Dataset extract -
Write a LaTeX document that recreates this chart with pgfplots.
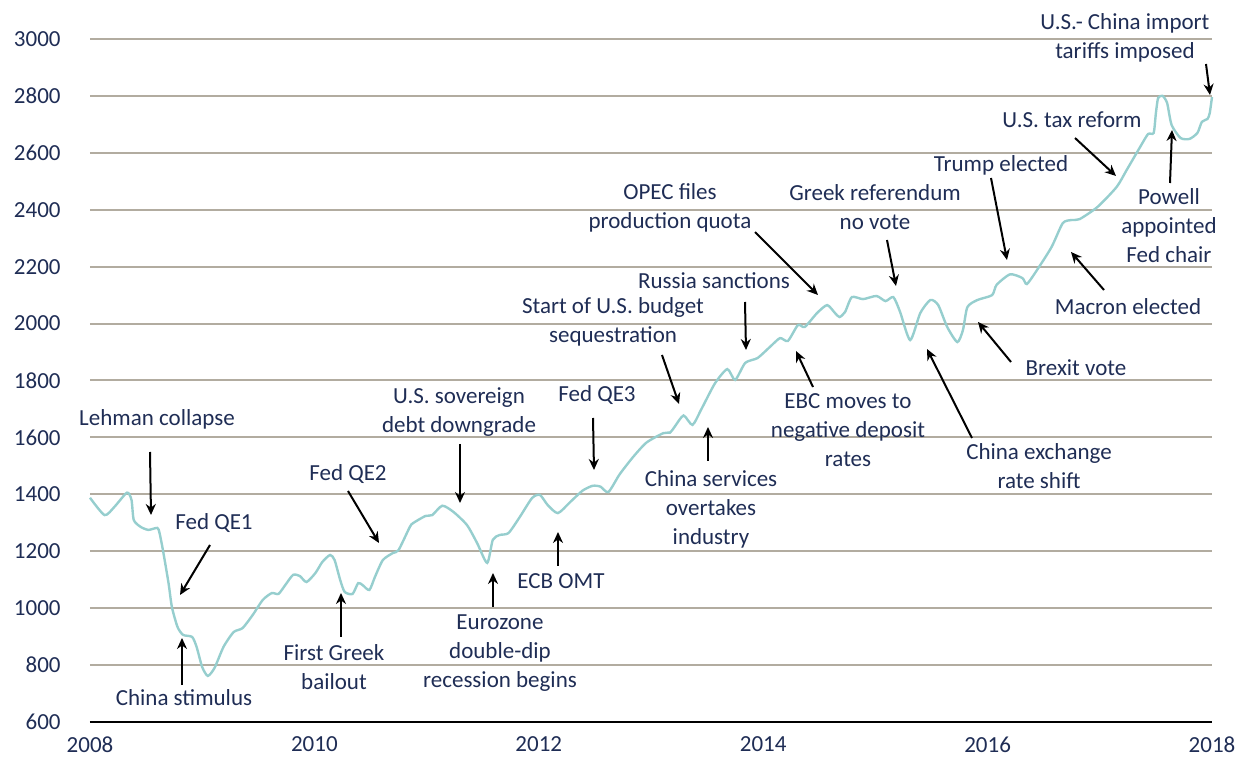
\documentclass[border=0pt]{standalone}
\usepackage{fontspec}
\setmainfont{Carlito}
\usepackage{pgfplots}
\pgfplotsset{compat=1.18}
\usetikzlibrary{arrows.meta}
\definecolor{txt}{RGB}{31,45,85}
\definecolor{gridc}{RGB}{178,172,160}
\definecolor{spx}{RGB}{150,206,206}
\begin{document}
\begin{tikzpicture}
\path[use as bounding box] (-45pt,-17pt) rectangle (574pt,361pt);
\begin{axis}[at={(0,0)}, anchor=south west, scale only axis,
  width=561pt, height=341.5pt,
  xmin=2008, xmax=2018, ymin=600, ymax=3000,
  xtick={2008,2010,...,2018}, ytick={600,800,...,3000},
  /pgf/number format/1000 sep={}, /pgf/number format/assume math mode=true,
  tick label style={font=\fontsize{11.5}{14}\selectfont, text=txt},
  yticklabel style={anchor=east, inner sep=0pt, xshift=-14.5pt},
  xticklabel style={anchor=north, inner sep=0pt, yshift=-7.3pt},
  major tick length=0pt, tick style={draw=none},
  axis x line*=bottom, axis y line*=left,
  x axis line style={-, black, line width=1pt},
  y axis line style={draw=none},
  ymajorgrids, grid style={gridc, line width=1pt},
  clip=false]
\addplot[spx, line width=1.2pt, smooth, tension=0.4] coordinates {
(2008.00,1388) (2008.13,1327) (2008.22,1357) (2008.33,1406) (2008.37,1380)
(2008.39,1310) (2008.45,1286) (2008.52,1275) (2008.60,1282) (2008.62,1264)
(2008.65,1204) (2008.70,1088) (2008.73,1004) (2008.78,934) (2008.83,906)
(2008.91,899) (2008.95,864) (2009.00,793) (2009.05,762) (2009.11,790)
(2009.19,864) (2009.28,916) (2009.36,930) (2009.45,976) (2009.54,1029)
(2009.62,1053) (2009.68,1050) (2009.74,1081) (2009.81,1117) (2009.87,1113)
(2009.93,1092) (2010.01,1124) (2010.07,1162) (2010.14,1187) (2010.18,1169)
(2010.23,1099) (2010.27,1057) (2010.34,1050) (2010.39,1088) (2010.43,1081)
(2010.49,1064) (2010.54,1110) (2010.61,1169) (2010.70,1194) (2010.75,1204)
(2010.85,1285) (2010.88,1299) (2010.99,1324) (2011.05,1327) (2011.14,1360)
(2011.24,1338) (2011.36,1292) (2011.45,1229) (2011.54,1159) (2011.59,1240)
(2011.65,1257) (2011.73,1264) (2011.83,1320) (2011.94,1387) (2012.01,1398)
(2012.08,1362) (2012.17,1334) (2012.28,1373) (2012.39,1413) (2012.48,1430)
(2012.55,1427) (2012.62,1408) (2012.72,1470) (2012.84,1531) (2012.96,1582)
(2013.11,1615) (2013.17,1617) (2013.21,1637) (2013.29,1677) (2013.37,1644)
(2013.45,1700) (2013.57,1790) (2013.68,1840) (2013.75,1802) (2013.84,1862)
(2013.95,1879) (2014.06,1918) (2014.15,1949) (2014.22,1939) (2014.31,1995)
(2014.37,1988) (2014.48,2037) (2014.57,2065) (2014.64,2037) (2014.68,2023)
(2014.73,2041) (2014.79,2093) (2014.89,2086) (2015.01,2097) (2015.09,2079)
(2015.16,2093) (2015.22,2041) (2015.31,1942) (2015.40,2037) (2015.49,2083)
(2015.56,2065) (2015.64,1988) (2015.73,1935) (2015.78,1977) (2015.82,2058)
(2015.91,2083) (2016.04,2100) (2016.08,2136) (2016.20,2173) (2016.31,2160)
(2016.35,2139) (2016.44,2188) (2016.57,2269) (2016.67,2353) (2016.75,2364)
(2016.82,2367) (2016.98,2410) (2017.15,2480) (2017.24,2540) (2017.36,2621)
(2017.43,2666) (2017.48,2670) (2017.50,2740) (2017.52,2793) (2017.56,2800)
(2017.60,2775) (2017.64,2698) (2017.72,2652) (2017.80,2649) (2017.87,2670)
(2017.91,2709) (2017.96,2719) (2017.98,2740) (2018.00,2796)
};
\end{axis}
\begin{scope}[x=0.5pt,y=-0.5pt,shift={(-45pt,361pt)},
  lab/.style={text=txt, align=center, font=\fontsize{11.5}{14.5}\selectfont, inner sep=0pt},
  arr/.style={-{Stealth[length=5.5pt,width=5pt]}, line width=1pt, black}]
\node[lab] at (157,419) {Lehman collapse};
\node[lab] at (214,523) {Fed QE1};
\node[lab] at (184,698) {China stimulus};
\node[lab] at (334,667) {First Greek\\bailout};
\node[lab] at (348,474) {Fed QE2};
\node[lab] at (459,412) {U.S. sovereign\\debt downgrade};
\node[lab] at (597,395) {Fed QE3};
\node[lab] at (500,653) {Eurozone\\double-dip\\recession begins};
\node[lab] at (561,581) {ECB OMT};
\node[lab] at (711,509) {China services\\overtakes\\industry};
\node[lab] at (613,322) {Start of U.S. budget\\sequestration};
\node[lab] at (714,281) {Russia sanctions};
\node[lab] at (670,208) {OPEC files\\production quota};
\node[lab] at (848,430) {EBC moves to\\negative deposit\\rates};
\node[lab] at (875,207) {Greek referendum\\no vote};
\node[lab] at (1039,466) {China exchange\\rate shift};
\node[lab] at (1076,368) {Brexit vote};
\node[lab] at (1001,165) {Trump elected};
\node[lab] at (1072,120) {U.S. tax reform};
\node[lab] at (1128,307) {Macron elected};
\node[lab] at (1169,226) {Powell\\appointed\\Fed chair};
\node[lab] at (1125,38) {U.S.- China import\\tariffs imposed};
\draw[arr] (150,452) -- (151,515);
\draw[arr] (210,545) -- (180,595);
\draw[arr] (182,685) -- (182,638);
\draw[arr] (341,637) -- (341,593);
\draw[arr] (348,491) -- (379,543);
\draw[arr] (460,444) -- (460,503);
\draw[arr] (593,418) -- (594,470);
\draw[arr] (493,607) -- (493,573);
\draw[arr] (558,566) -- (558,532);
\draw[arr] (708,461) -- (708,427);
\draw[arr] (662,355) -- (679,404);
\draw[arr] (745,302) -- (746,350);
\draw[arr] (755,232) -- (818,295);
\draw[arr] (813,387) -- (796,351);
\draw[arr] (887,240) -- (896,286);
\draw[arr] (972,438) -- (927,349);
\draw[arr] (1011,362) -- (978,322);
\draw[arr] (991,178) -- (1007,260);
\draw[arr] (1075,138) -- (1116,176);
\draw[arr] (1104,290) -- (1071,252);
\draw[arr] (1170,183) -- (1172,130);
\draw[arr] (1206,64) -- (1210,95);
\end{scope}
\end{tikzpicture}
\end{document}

Description of the task - Repeat all the data as it stands, dropping any images it holds.

Answer -
Write a LaTeX document that recreates this chart with pgfplots.
\documentclass[border=0pt]{standalone}
\usepackage{fontspec}
\setmainfont{Carlito}
\usepackage{pgfplots}
\pgfplotsset{compat=1.18}
\usetikzlibrary{arrows.meta}
\definecolor{txt}{RGB}{31,45,85}
\definecolor{gridc}{RGB}{178,172,160}
\definecolor{spx}{RGB}{150,206,206}
\begin{document}
\begin{tikzpicture}
\path[use as bounding box] (-45pt,-17pt) rectangle (574pt,361pt);
\begin{axis}[at={(0,0)}, anchor=south west, scale only axis,
  width=561pt, height=341.5pt,
  xmin=2008, xmax=2018, ymin=600, ymax=3000,
  xtick={2008,2010,...,2018}, ytick={600,800,...,3000},
  /pgf/number format/1000 sep={}, /pgf/number format/assume math mode=true,
  tick label style={font=\fontsize{11.5}{14}\selectfont, text=txt},
  yticklabel style={anchor=east, inner sep=0pt, xshift=-14.5pt},
  xticklabel style={anchor=north, inner sep=0pt, yshift=-7.3pt},
  major tick length=0pt, tick style={draw=none},
  axis x line*=bottom, axis y line*=left,
  x axis line style={-, black, line width=1pt},
  y axis line style={draw=none},
  ymajorgrids, grid style={gridc, line width=1pt},
  clip=false]
\addplot[spx, line width=1.2pt, smooth, tension=0.4] coordinates {
(2008.00,1388) (2008.13,1327) (2008.22,1357) (2008.33,1406) (2008.37,1380)
(2008.39,1310) (2008.45,1286) (2008.52,1275) (2008.60,1282) (2008.62,1264)
(2008.65,1204) (2008.70,1088) (2008.73,1004) (2008.78,934) (2008.83,906)
(2008.91,899) (2008.95,864) (2009.00,793) (2009.05,762) (2009.11,790)
(2009.19,864) (2009.28,916) (2009.36,930) (2009.45,976) (2009.54,1029)
(2009.62,1053) (2009.68,1050) (2009.74,1081) (2009.81,1117) (2009.87,1113)
(2009.93,1092) (2010.01,1124) (2010.07,1162) (2010.14,1187) (2010.18,1169)
(2010.23,1099) (2010.27,1057) (2010.34,1050) (2010.39,1088) (2010.43,1081)
(2010.49,1064) (2010.54,1110) (2010.61,1169) (2010.70,1194) (2010.75,1204)
(2010.85,1285) (2010.88,1299) (2010.99,1324) (2011.05,1327) (2011.14,1360)
(2011.24,1338) (2011.36,1292) (2011.45,1229) (2011.54,1159) (2011.59,1240)
(2011.65,1257) (2011.73,1264) (2011.83,1320) (2011.94,1387) (2012.01,1398)
(2012.08,1362) (2012.17,1334) (2012.28,1373) (2012.39,1413) (2012.48,1430)
(2012.55,1427) (2012.62,1408) (2012.72,1470) (2012.84,1531) (2012.96,1582)
(2013.11,1615) (2013.17,1617) (2013.21,1637) (2013.29,1677) (2013.37,1644)
(2013.45,1700) (2013.57,1790) (2013.68,1840) (2013.75,1802) (2013.84,1862)
(2013.95,1879) (2014.06,1918) (2014.15,1949) (2014.22,1939) (2014.31,1995)
(2014.37,1988) (2014.48,2037) (2014.57,2065) (2014.64,2037) (2014.68,2023)
(2014.73,2041) (2014.79,2093) (2014.89,2086) (2015.01,2097) (2015.09,2079)
(2015.16,2093) (2015.22,2041) (2015.31,1942) (2015.40,2037) (2015.49,2083)
(2015.56,2065) (2015.64,1988) (2015.73,1935) (2015.78,1977) (2015.82,2058)
(2015.91,2083) (2016.04,2100) (2016.08,2136) (2016.20,2173) (2016.31,2160)
(2016.35,2139) (2016.44,2188) (2016.57,2269) (2016.67,2353) (2016.75,2364)
(2016.82,2367) (2016.98,2410) (2017.15,2480) (2017.24,2540) (2017.36,2621)
(2017.43,2666) (2017.48,2670) (2017.50,2740) (2017.52,2793) (2017.56,2800)
(2017.60,2775) (2017.64,2698) (2017.72,2652) (2017.80,2649) (2017.87,2670)
(2017.91,2709) (2017.96,2719) (2017.98,2740) (2018.00,2796)
};
\end{axis}
\begin{scope}[x=0.5pt,y=-0.5pt,shift={(-45pt,361pt)},
  lab/.style={text=txt, align=center, font=\fontsize{11.5}{14.5}\selectfont, inner sep=0pt},
  arr/.style={-{Stealth[length=5.5pt,width=5pt]}, line width=1pt, black}]
\node[lab] at (157,419) {Lehman collapse};
\node[lab] at (214,523) {Fed QE1};
\node[lab] at (184,698) {China stimulus};
\node[lab] at (334,667) {First Greek\\bailout};
\node[lab] at (348,474) {Fed QE2};
\node[lab] at (459,412) {U.S. sovereign\\debt downgrade};
\node[lab] at (597,395) {Fed QE3};
\node[lab] at (500,653) {Eurozone\\double-dip\\recession begins};
\node[lab] at (561,581) {ECB OMT};
\node[lab] at (711,509) {China services\\overtakes\\industry};
\node[lab] at (613,322) {Start of U.S. budget\\sequestration};
\node[lab] at (714,281) {Russia sanctions};
\node[lab] at (670,208) {OPEC files\\production quota};
\node[lab] at (848,430) {EBC moves to\\negative deposit\\rates};
\node[lab] at (875,207) {Greek referendum\\no vote};
\node[lab] at (1039,466) {China exchange\\rate shift};
\node[lab] at (1076,368) {Brexit vote};
\node[lab] at (1001,165) {Trump elected};
\node[lab] at (1072,120) {U.S. tax reform};
\node[lab] at (1128,307) {Macron elected};
\node[lab] at (1169,226) {Powell\\appointed\\Fed chair};
\node[lab] at (1125,38) {U.S.- China import\\tariffs imposed};
\draw[arr] (150,452) -- (151,515);
\draw[arr] (210,545) -- (180,595);
\draw[arr] (182,685) -- (182,638);
\draw[arr] (341,637) -- (341,593);
\draw[arr] (348,491) -- (379,543);
\draw[arr] (460,444) -- (460,503);
\draw[arr] (593,418) -- (594,470);
\draw[arr] (493,607) -- (493,573);
\draw[arr] (558,566) -- (558,532);
\draw[arr] (708,461) -- (708,427);
\draw[arr] (662,355) -- (679,404);
\draw[arr] (745,302) -- (746,350);
\draw[arr] (755,232) -- (818,295);
\draw[arr] (813,387) -- (796,351);
\draw[arr] (887,240) -- (896,286);
\draw[arr] (972,438) -- (927,349);
\draw[arr] (1011,362) -- (978,322);
\draw[arr] (991,178) -- (1007,260);
\draw[arr] (1075,138) -- (1116,176);
\draw[arr] (1104,290) -- (1071,252);
\draw[arr] (1170,183) -- (1172,130);
\draw[arr] (1206,64) -- (1210,95);
\end{scope}
\end{tikzpicture}
\end{document}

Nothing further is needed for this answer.